I’m two weeks older than my boyfriend so my favorite thing to do is say “when I was your age…” and then just describe whatever I was doing two weeks ago
It’s time for people to stop being hateful about fat bodies and start being hateful about fat vehicles. I hate SUVs. They look like full diapers squishing down the road, constantly spilling into other lanes. Why do so many people need to drive around in a studio apartment?
Daughter: dad, will you sign up for the fun run?
Me: I don’t understand your question. Those words don’t belong together.
My wife told me the one thing she really wants for Christmas and I have to say I hope she gets it because I’d really like to meet Jason Momoa.
I do not envy the youth. Imagine starting college in the year 2022: you’re totally pumped, can’t wait for the best 4 years of your life, and then you find out….your roommate is really into crypto.
The doctor told me that at some point I’ll have to stop partying and I said I’d cross that bridge and find a new doctor.

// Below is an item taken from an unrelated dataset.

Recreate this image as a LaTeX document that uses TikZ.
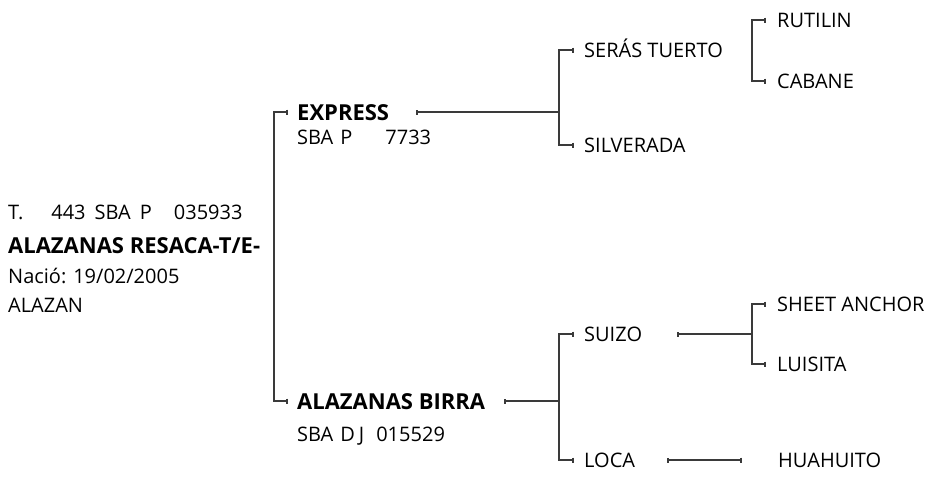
\documentclass[tikz,border=0pt]{standalone}
\usepackage{fontspec}
\setmainfont{Open Sans}
\usetikzlibrary{positioning,arrows.meta}
\definecolor{linegray}{HTML}{3A3A3A}
\newcommand{\regfont}{\fontsize{20}{24}\selectfont}
\newcommand{\namefont}{\fontsize{22}{26}\selectfont\bfseries}

\begin{document}
\begin{tikzpicture}[
    x=1pt, y=-1pt,
    every node/.style={inner sep=0pt, anchor=west, text height=14.5pt, text depth=0pt, font=\regfont},
    boldname/.style={font=\namefont, text height=16pt},
    linkline/.style={draw=linegray, line width=1.3pt},
    tickline/.style={linkline, -{Bar[width=5pt, line width=1.8pt]}},
    barstart/.style={linkline, {Bar[width=5pt, line width=1.8pt]}-},
    barboth/.style={linkline, {Bar[width=5pt, line width=1.8pt]}-{Bar[width=5pt, line width=1.8pt]}}
  ]
  \useasboundingbox (0,0) rectangle (929,477);

  % the horse itself
  \node (rootreg) at (8,212.5) {T.\hspace{28pt}443\hspace{9pt}SBA\hspace{9pt}P\hspace{22pt}035933};
  \node[boldname, below=17pt of rootreg.south west, anchor=north west] (root) {ALAZANAS RESACA-T/E-};
  \node[below=15pt of root.south west, anchor=north west] (birth) {Nació: 19/02/2005};
  \node[below=15pt of birth.south west, anchor=north west] (coat) {ALAZAN};

  % parents
  \node[boldname] (exp) at (297,112) {EXPRESS};
  \node[below=10pt of exp.south west, anchor=north west] (expreg) {SBA\hspace{7pt}P\hspace{33pt}7733};
  \node[boldname] (bir) at (297,401) {ALAZANAS BIRRA};
  \node[below=18pt of bir.south west, anchor=north west] (birreg) {SBA\hspace{7pt}D\hspace{4pt}J\hspace{12pt}015529};

  % grandparents
  \node (ser) at (584,50) {SERÁS TUERTO};
  \node (sil) at (584,145) {SILVERADA};
  \node (sui) at (584,334) {SUIZO};
  \node (loc) at (584,460) {LOCA};

  % great-grandparents
  \node (rut) at (777,20) {RUTILIN};
  \node (cab) at (777,81) {CABANE};
  \node (she) at (777,304) {SHEET ANCHOR};
  \node (lui) at (777,364) {LUISITA};
  \node (hua) at (778,460) {HUAHUITO};

  % joints and line starts
  \coordinate (jroot) at (274,257);
  \coordinate (jexp) at (559,112);
  \coordinate (jbir) at (559,401);
  \coordinate (jser) at (752,50);
  \coordinate (jsui) at (752,334);
  \coordinate (expbar) at (416,112);
  \coordinate (birbar) at (504,401);
  \coordinate (suibar) at (677,334);
  \coordinate (locbar) at (667,460);
  \coordinate (locend) at (742,460);

  % --- brackets ---
  \draw[tickline] (jroot) |- ([xshift=-9pt]exp.west);
  \draw[tickline] (jroot) |- ([xshift=-9pt]bir.west);

  \draw[barstart] (expbar) -- (jexp);
  \draw[tickline] (jexp) |- ([xshift=-10pt]ser.west);
  \draw[tickline] (jexp) |- ([xshift=-10pt]sil.west);

  \draw[barstart] (birbar) -- (jbir);
  \draw[tickline] (jbir) |- ([xshift=-10pt]sui.west);
  \draw[tickline] (jbir) |- ([xshift=-10pt]loc.west);

  \draw[tickline] (jser) |- ([xshift=-11pt]rut.west);
  \draw[tickline] (jser) |- ([xshift=-11pt]cab.west);

  \draw[barstart] (suibar) -- (jsui);
  \draw[tickline] (jsui) |- ([xshift=-11pt]she.west);
  \draw[tickline] (jsui) |- ([xshift=-11pt]lui.west);

  \draw[barboth] (locbar) -- (locend);

\end{tikzpicture}
\end{document}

If a CW won’t take ownership of their mistake, the discussion about having them killed should at least be on the table, surely?
~ reason 153 why I’ve been asked to visit HR ‘for a chat’ this year.
DARTH VADER: I am your father
LUKE: Buy me some jeans then
DV: *reluctantly hands over money* …You better actually buy jeans with this
Remembering this really good dating app interaction from Portugal
{speed dating}
Me: What handbags can you afford?
[stunned, eyes lock, a smile exchanged, and I knew it was kismet]
*hands cash to lady
Ma’am my baby isn’t for sale.
I SAID I’LL TAKE TWO!!
SCROOGE: Oh great spirit…why are we at the Olive Garden?
GHOST OF CHRISTMAS PASTA: These guys have endless breadsticks
Onesies are amazing till you have to really pee in the middle of the night then you question all your life’s decisions.
Welcome to parenthood. Your refrigerator is now a graveyard of your kids’ half-finished drinks.